Cognitive extenders are powerful. As the Otto thought experiment demonstrates, they let agents do things they couldn’t otherwise do, cognitive speaking. But they still need a human user in the control loop. Otto’s notebook may extend his memory and dispositional beliefs, but it’s not doing anything until he picks it up to remember how to get to MoMA. However, AI extenders are different. They can do cognitive work on their own. Additionally, they can learn new tricks, and gain new abilities, without constant monitoring or training from human users. This “self-supervised learning” makes AI extenders potentially even more powerful—more epistemically and emotionally transformative—than (mere) cognitive extenders.

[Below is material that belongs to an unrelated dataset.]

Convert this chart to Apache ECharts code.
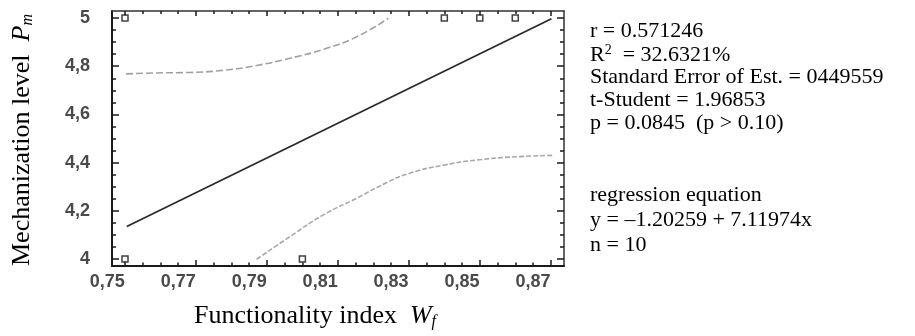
<!DOCTYPE html>
<html>
<head>
<meta charset="utf-8">
<script src="https://cdn.jsdelivr.net/npm/echarts@6/dist/echarts.min.js"></script>
<style>
  html, body { margin: 0; padding: 0; background: #fff; }
  #chart { width: 915px; height: 336px; }
</style>
</head>
<body>
<div id="chart"></div>
<script>
// observed points
const pointsX = [0.755, 0.755, 0.805, 0.845, 0.855, 0.865];
const pointsY = [5, 4, 4, 5, 5, 5];

// fitted line (as drawn)
const fitX = [0.7555, 0.8752];
const fitY = [4.135, 4.997];

// confidence limits (dashed)
const upperX = [0.7553, 0.7639, 0.7733, 0.7827, 0.7921, 0.8015, 0.8109, 0.8203, 0.8292];
const upperY = [4.768, 4.772, 4.774, 4.783, 4.803, 4.833, 4.870, 4.922, 4.999];
const lowerX = [0.7921, 0.8015, 0.8109, 0.8203, 0.8278, 0.835, 0.845, 0.855, 0.865, 0.8755];
const lowerY = [3.999, 4.093, 4.183, 4.252, 4.31, 4.355, 4.39, 4.412, 4.424, 4.43];

// ticks and labels
const xLabelValues = [0.75, 0.77, 0.79, 0.81, 0.83, 0.85, 0.87];
const xMajorTicks = [0.755, 0.775, 0.795, 0.815, 0.835, 0.855, 0.875];
const xMinorTicks = [0.76, 0.765, 0.77, 0.78, 0.785, 0.79, 0.8, 0.805, 0.81, 0.82, 0.825, 0.83,
  0.84, 0.845, 0.85, 0.86, 0.865, 0.87];
const yLabelValues = [4, 4.2, 4.4, 4.6, 4.8, 5];
const yMinorTicks = [4.05, 4.1, 4.15, 4.25, 4.3, 4.35, 4.45, 4.5, 4.55, 4.65, 4.7, 4.75,
  4.85, 4.9, 4.95];

const statLines = [
  'r = 0.571246',
  null,
  'Standard Error of Est. = 0449559',
  't-Student = 1.96853',
  'p = 0.0845  (p > 0.10)'
];
const equationLines = ['regression equation', 'y = \u20131.20259 + 7.11974x', 'n = 10'];

const X_MIN = 0.751336, X_MAX = 0.878732;
const Y_MIN = 3.97095, Y_MAX = 5.02905;
const serif = '"Liberation Serif", "Times New Roman", serif';
const sans = '"Liberation Sans", Arial, sans-serif';
const frame = '#1a1a1a';

const zip = (xs, ys) => xs.map((x, i) => [x, ys[i]]);
const comma = v => String(v).replace('.', ',');

function xAx(position, opts) {
  return Object.assign({
    type: 'value', gridIndex: 0, position, min: X_MIN, max: X_MAX,
    splitLine: { show: false }, axisLabel: { show: false },
    axisLine: { show: false }, axisTick: { show: false }
  }, opts);
}
function yAx(position, opts) {
  return Object.assign({
    type: 'value', gridIndex: 0, position, min: Y_MIN, max: Y_MAX,
    splitLine: { show: false }, axisLabel: { show: false },
    axisLine: { show: false }, axisTick: { show: false }
  }, opts);
}

const chart = echarts.init(document.getElementById('chart'), null, { renderer: 'canvas' });

const textLines = [];
statLines.forEach((t, i) => {
  if (t === null) {
    textLines.push({
      type: 'text', left: 590, top: 20 + i * 23,
      style: {
        text: '{a|R}{s|2}{a|  = 32.6321%}',
        rich: {
          a: { font: '22px ' + serif, fill: '#000', lineHeight: 24 },
          s: { font: '14px ' + serif, fill: '#000', lineHeight: 14, verticalAlign: 'top' }
        }
      }
    });
  } else {
    textLines.push({
      type: 'text', left: 590, top: 20 + i * 23,
      style: { text: t, font: '22px ' + serif, fill: '#000' }
    });
  }
});
equationLines.forEach((t, i) => {
  textLines.push({
    type: 'text', left: 590, top: 184 + i * 25,
    style: { text: t, font: '22px ' + serif, fill: '#000' }
  });
});

const nameRich = {
  a: { font: '26px ' + serif, fill: '#000', lineHeight: 28 },
  i: { font: 'italic 26px ' + serif, fill: '#000', lineHeight: 28 },
  s: { font: 'italic 16px ' + serif, fill: '#000', lineHeight: 16, verticalAlign: 'bottom' }
};

chart.setOption({
  animation: false,
  backgroundColor: '#fff',
  grid: [
    { left: 112, top: 11, width: 452, height: 255 },
    { left: 107.26, top: 11, width: 456.74, height: 255 }
  ],
  xAxis: [
    xAx('bottom', {
      axisLine: { show: true, onZero: false, lineStyle: { color: frame, width: 2 } },
      axisTick: { show: true, inside: true, length: 6, customValues: xMajorTicks,
        lineStyle: { color: frame, width: 1.5 } }
    }),
    xAx('bottom', {
      axisTick: { show: true, inside: true, length: 3.5, customValues: xMinorTicks,
        lineStyle: { color: frame, width: 1.5 } }
    }),
    xAx('top', {
      axisLine: { show: true, onZero: false, lineStyle: { color: '#333', width: 1.5 } },
      axisTick: { show: true, inside: true, length: 5, customValues: xMajorTicks,
        lineStyle: { color: frame, width: 1.5 } }
    }),
    xAx('top', {
      axisTick: { show: true, inside: true, length: 3, customValues: xMinorTicks,
        lineStyle: { color: frame, width: 1.5 } }
    }),
    {
      type: 'value', gridIndex: 1, position: 'bottom', min: 0.75, max: X_MAX,
      splitLine: { show: false }, axisLine: { show: false }, axisTick: { show: false },
      axisLabel: {
        show: true, customValues: xLabelValues, formatter: comma, margin: 7,
        fontFamily: sans, fontSize: 18, fontWeight: 'bold', color: '#4a4a4a'
      }
    }
  ],
  yAxis: [
    yAx('left', {
      axisLine: { show: true, onZero: false, lineStyle: { color: frame, width: 2 } },
      axisTick: { show: true, inside: true, length: 7, customValues: yLabelValues,
        lineStyle: { color: frame, width: 1.5 } },
      axisLabel: {
        show: true, customValues: yLabelValues, formatter: comma, margin: 22,
        fontFamily: sans, fontSize: 18, fontWeight: 'bold', color: '#4a4a4a'
      }
    }),
    yAx('left', {
      axisTick: { show: true, inside: true, length: 4, customValues: yMinorTicks,
        lineStyle: { color: frame, width: 1.5 } }
    }),
    yAx('right', {
      axisLine: { show: true, onZero: false, lineStyle: { color: '#333', width: 1.5 } },
      axisTick: { show: true, inside: true, length: 7, customValues: yLabelValues,
        lineStyle: { color: frame, width: 1.5 } }
    }),
    yAx('right', {
      axisTick: { show: true, inside: true, length: 4, customValues: yMinorTicks,
        lineStyle: { color: frame, width: 1.5 } }
    }),
    { type: 'value', gridIndex: 1, show: false, min: Y_MIN, max: Y_MAX }
  ],
  series: [
    {
      type: 'line', name: 'upper', xAxisIndex: 0, yAxisIndex: 0,
      data: zip(upperX, upperY), smooth: true, showSymbol: false, symbol: 'none',
      lineStyle: { color: '#a0a0a0', width: 1.6, type: [7, 3] }, z: 3
    },
    {
      type: 'line', name: 'lower', xAxisIndex: 0, yAxisIndex: 0,
      data: zip(lowerX, lowerY), smooth: true, showSymbol: false, symbol: 'none',
      lineStyle: { color: '#a8a8a8', width: 1.6, type: [5, 2] }, z: 3
    },
    {
      type: 'line', name: 'fit', xAxisIndex: 0, yAxisIndex: 0,
      data: zip(fitX, fitY), showSymbol: false, symbol: 'none',
      lineStyle: { color: '#2a2a2a', width: 1.8 }, z: 4
    },
    {
      type: 'scatter', name: 'observed', xAxisIndex: 0, yAxisIndex: 0,
      data: zip(pointsX, pointsY), symbol: 'rect', symbolSize: 6,
      itemStyle: { color: '#fff', borderColor: '#111', borderWidth: 1.5 }, z: 5
    }
  ],
  graphic: textLines.concat([
    {
      type: 'text', left: 194, top: 303,
      style: { text: '{a|Functionality index  }{i|W}{s|f}', rich: nameRich }
    },
    {
      type: 'text', x: 8, y: 266, rotation: Math.PI / 2,
      style: { text: '{a|Mechanization level  }{i|P}{s|m}', rich: nameRich }
    }
  ])
});
</script>
</body>
</html>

How does all this relate to dementia care? In the paper, I consider ways AI extenders might soon fluidly integrate into our surroundings. My focus is on AI extenders as ambiance: so thoroughly embedded into things and spaces that they create “ambient smart environments” which fade from view and seamlessly support people with dementia by doing cognitive and emotional work on their behalf. What makes AI extenders particularly promising here is that they can adapt and develop—over multiple timescales via self-supervised learning—to a user’s unique values, preferences, and behaviour. In so doing, they support independent living at home and may delay the transition to assisted care.  

I sketch ways these AI extenders might work together to support things like safety and wellbeing, environmental control and comfort, and furnish cognitive, emotional, and social support. Not all the tech I discuss exists yet. But much of it does—and it’s improving rapidly. So, I argue that AI extenders and ambient smart environments may soon offer promising pathways for developing what Matilda Carter (2022) calls “non-dominating” care strategies. These strategies recognise that despite their cognitive decline, people with dementia are still capable of generating their own authentic values and interests—both of which must be respected, to the extent this is possible, when making care decisions and finding ways to empower their independence.     

Of course, there are many reasons to be wary of AI and the motives of the tech companies developing it. I also consider a variety of worries, including security and safety risks, the possibility of misinterpretations and error, the role bias might play in rolling out and implementing this tech, concerns about privacy and diminished autonomy, and the threat of social isolation. These are all substantive concerns. Yet, despite these worries, AI holds promise. Philosophers therefore ought to be part of ongoing discussions and help decide how we might put it to work in just and beneficial ways.